NEW YORK, NY.- Celebrating Central Park and those who gather within its green borders, Picturing Central Park: Paintings by Janet Ruttenberg is on view at the Museum of the City of New York from September 13, 2013 to January 5, 2014.

For more than a dozen years, New Yorker Janet Ruttenberg has been a quiet but remarkable fixture in Central Park, sketching the scenery on massive sheets of paper laid on the ground and then returning to her nearby studio to transform them into major works of art, but never exhibiting them publicly until now.

“Until this week, Janet Ruttenberg’s work has been a hidden treasure,” said Susan Henshaw Jones, Ronay Menschel Director of the Museum of the City of New York. “This is the chance for all New Yorkers – and visitors from around the world – to discover and celebrate her bold and fantastical paintings and watercolor studies. They are simply amazing!”

Nine works on paper and eight paintings, two with projected video, are in the exhibition. These large-scale works—most measuring 15 feet in width—are supplemented by a selection of preparatory photographs and drawings, depicting the park in the height of its spring, summer, and fall glory. Ruttenberg concentrates on three places:

• Most frequently depicted is Sheep Meadow, painted from a position under a grand American Elm tree near Mineral Springs Pavilion, looking south across the 15-acre expanse of lawn packed with people, toward the skyline of Central Park South.

• Ruttenberg also paints and creates video at Literary Walk around the statue of Shakespeare, with its devoted cadre of summer-evening tango dancers.
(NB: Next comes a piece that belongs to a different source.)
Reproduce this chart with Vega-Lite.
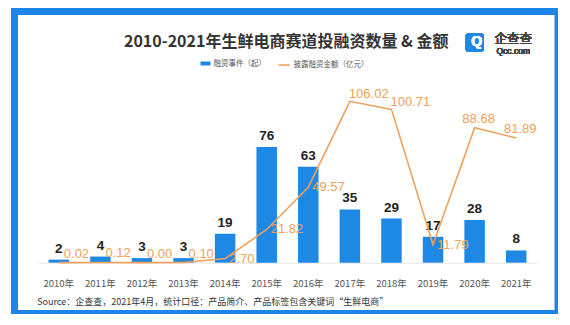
{
  "$schema": "https://vega.github.io/schema/vega-lite/v6.json",
  "autosize": "none",
  "padding": {"left": 14.5, "top": 11.5, "right": 0, "bottom": 0},
  "width": 543.5,
  "height": 302,
  "background": "white",
  "title": {
    "text": "2010-2021年生鲜电商赛道投融资数量 & 金额",
    "anchor": "middle",
    "frame": "group",
    "font": "Noto Sans CJK SC",
    "fontSize": 16,
    "fontWeight": "bold",
    "color": "#333333",
    "baseline": "middle",
    "offset": -46
  },
  "data": {
    "values": [
      {"year": "2010年", "count": 2, "amount": 0.02},
      {"year": "2011年", "count": 4, "amount": 0.12},
      {"year": "2012年", "count": 3, "amount": 0.0},
      {"year": "2013年", "count": 3, "amount": 0.1},
      {"year": "2014年", "count": 19, "amount": 2.7},
      {"year": "2015年", "count": 76, "amount": 21.82},
      {"year": "2016年", "count": 63, "amount": 49.57},
      {"year": "2017年", "count": 35, "amount": 106.02},
      {"year": "2018年", "count": 29, "amount": 100.71},
      {"year": "2019年", "count": 17, "amount": 11.79},
      {"year": "2020年", "count": 28, "amount": 88.68},
      {"year": "2021年", "count": 8, "amount": 81.89}
    ]
  },
  "encoding": {
    "x": {
      "field": "year",
      "type": "nominal",
      "sort": null,
      "scale": {"range": [23.5, 522.5], "paddingInner": 0.507, "paddingOuter": 0.2535},
      "axis": {
        "orient": "bottom",
        "offset": -50.8,
        "title": "Source：企查查，2021年4月，统计口径：产品简介、产品标签包含关键词“生鲜电商”",
        "titleFont": "Noto Sans CJK SC",
        "titleFontSize": 9,
        "titleFontWeight": "normal",
        "titleColor": "#333333",
        "titleAnchor": "start",
        "titleAlign": "left",
        "titleBaseline": "middle",
        "titleX": 22.2,
        "titleY": 39,
        "labelFont": "Noto Sans CJK SC",
        "labelFontSize": 9.5,
        "labelColor": "#555555",
        "labelAngle": 0,
        "labelPadding": 16,
        "ticks": false,
        "grid": false,
        "domainColor": "#e4e4e4",
        "domainWidth": 1
      }
    }
  },
  "layer": [
    {
      "mark": {"type": "bar"},
      "encoding": {
        "y": {"field": "count", "type": "quantitative", "scale": {"domain": [-33.4, 165], "nice": false, "zero": false}, "axis": null},
        "y2": {"datum": 0},
        "fill": {
          "datum": "融资事件（起）",
          "scale": {"range": ["#1E88E5"]},
          "legend": {
            "orient": "none",
            "legendX": 186,
            "legendY": 47,
            "title": null,
            "padding": 0,
            "symbolType": "M-1,-0.4H1V0.4H-1Z",
            "symbolSize": 100,
            "symbolStrokeWidth": 0,
            "labelFont": "Noto Sans CJK SC",
            "labelFontSize": 7.5,
            "labelColor": "#555555",
            "labelOffset": 3
          }
        }
      }
    },
    {
      "mark": {"type": "text", "baseline": "bottom", "dy": -4, "font": "Liberation Sans", "fontSize": 13.5, "fontWeight": "bold", "color": "#222222"},
      "encoding": {
        "y": {"field": "count", "type": "quantitative"},
        "text": {"field": "count", "type": "quantitative"}
      }
    },
    {
      "mark": {"type": "line", "strokeWidth": 1.6, "interpolate": "linear"},
      "encoding": {
        "y": {"field": "amount", "type": "quantitative"},
        "stroke": {
          "datum": "披露融资金额（亿元）",
          "scale": {"range": ["#F0A05A"]},
          "legend": {
            "orient": "none",
            "legendX": 263,
            "legendY": 47,
            "title": null,
            "padding": 0,
            "symbolType": "stroke",
            "symbolSize": 121,
            "symbolStrokeWidth": 1.6,
            "labelFont": "Noto Sans CJK SC",
            "labelFontSize": 7.5,
            "labelColor": "#555555",
            "labelOffset": 3
          }
        }
      }
    },
    {
      "transform": [{"filter": {"field": "year", "oneOf": ["2010年", "2011年", "2012年", "2013年"]}}],
      "mark": {"type": "text", "align": "left", "baseline": "middle", "dx": 5, "dy": -9, "font": "Liberation Sans", "fontSize": 13, "color": "#F0A05A"},
      "encoding": {
        "y": {"field": "amount", "type": "quantitative"},
        "text": {"field": "amount", "type": "quantitative", "format": ".2f"}
      }
    },
    {
      "transform": [{"filter": {"field": "year", "oneOf": ["2014年", "2015年", "2016年", "2019年"]}}],
      "mark": {"type": "text", "align": "left", "baseline": "middle", "dx": 4, "dy": 0, "font": "Liberation Sans", "fontSize": 13, "color": "#F0A05A"},
      "encoding": {
        "y": {"field": "amount", "type": "quantitative"},
        "text": {"field": "amount", "type": "quantitative", "format": ".2f"}
      }
    },
    {
      "transform": [{"filter": {"field": "year", "oneOf": ["2017年", "2018年"]}}],
      "mark": {"type": "text", "align": "left", "baseline": "middle", "dx": -1, "dy": -7, "font": "Liberation Sans", "fontSize": 13, "color": "#F0A05A"},
      "encoding": {
        "y": {"field": "amount", "type": "quantitative"},
        "text": {"field": "amount", "type": "quantitative", "format": ".2f"}
      }
    },
    {
      "transform": [{"filter": {"field": "year", "oneOf": ["2020年", "2021年"]}}],
      "mark": {"type": "text", "align": "center", "baseline": "middle", "dx": 4, "dy": -9, "font": "Liberation Sans", "fontSize": 13, "color": "#F0A05A"},
      "encoding": {
        "y": {"field": "amount", "type": "quantitative"},
        "text": {"field": "amount", "type": "quantitative", "format": ".2f"}
      }
    },
    {
      "mark": {"type": "point", "shape": "M-0.72,-1H0.72Q1,-1,1,-0.72V0.72Q1,1,0.72,1H-0.72Q-1,1,-1,0.72V-0.72Q-1,-1,-0.72,-1Z", "size": 324, "filled": true, "color": "#1E88E5", "opacity": 1, "dx": 2},
      "encoding": {"x": {"datum": "2020年"}, "y": {"datum": 144.7}}
    },
    {
      "mark": {"type": "text", "text": "Q", "font": "Liberation Sans", "fontSize": 14, "fontWeight": "bold", "color": "white", "baseline": "middle", "align": "center", "dx": 2},
      "encoding": {"x": {"datum": "2020年"}, "y": {"datum": 144.7}}
    },
    {
      "mark": {"type": "text", "text": "企查查", "font": "Noto Sans CJK SC", "fontSize": 12.5, "color": "#444444", "baseline": "middle", "align": "center", "dx": -3},
      "encoding": {"x": {"datum": "2021年"}, "y": {"datum": 147.2}}
    },
    {
      "mark": {"type": "text", "text": "Qcc.com", "font": "Liberation Sans", "fontSize": 8.5, "color": "#444444", "baseline": "middle", "align": "center", "dx": -3},
      "encoding": {"x": {"datum": "2021年"}, "y": {"datum": 139.3}}
    }
  ],
  "config": {
    "view": {"stroke": "#1C86E8", "strokeWidth": 7},
    "font": "Noto Sans CJK SC"
  }
}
The projected video on the paintings makes the dance come alive with movement and music, sung by Oscar de la Renta.

• A third group of works incorporate Augustus Saint-Gaudens’s equestrian statue of General Sherman, which stands in the north half of Grand Army Plaza, separated from the park’s southeast entrance by a small street, but officially part of the park. In these pieces she focuses on the glorious white-blooming ‘Bradford’ Callery Pear trees that surrounded the gilded statue before a freak storm felled them in October 2011.

On inspection, however, the works reveal themselves to be filled with human details that transport them beyond the level of simple landscape. For Ruttenberg, the park is a backdrop for her real preoccupation: people. It is the blend—the variety—that inspires her. Of her work in the park she says, “that’s really the message…the mix of the nationalities of the world.”

The exhibition is designed by Wendy Evans Joseph of Cooper Joseph Studio and curated by Andrea Henderson Fahnestock.

Born Janet Lee Kadesky in Dubuque, Iowa, in 1931, Ruttenberg began painting and drawing as a child. Early encouragement by schoolteachers and an uncle who was a painter set her at a young age on the path to become an artist. She took summer courses at the Art Institute of Chicago, later studied printmaking with Argentinean master Mauricio Lasansky at the University of Iowa, and then continued her studies when moving to Chicago in 1951. Ruttenberg has chosen never to show or sell her works, and this is her first museum exhibition. She has been steadily producing pieces in paint, paper, and stainless steel for decades, but it was Central Park that gave her what she had been seeking: “nonstop subject matter.”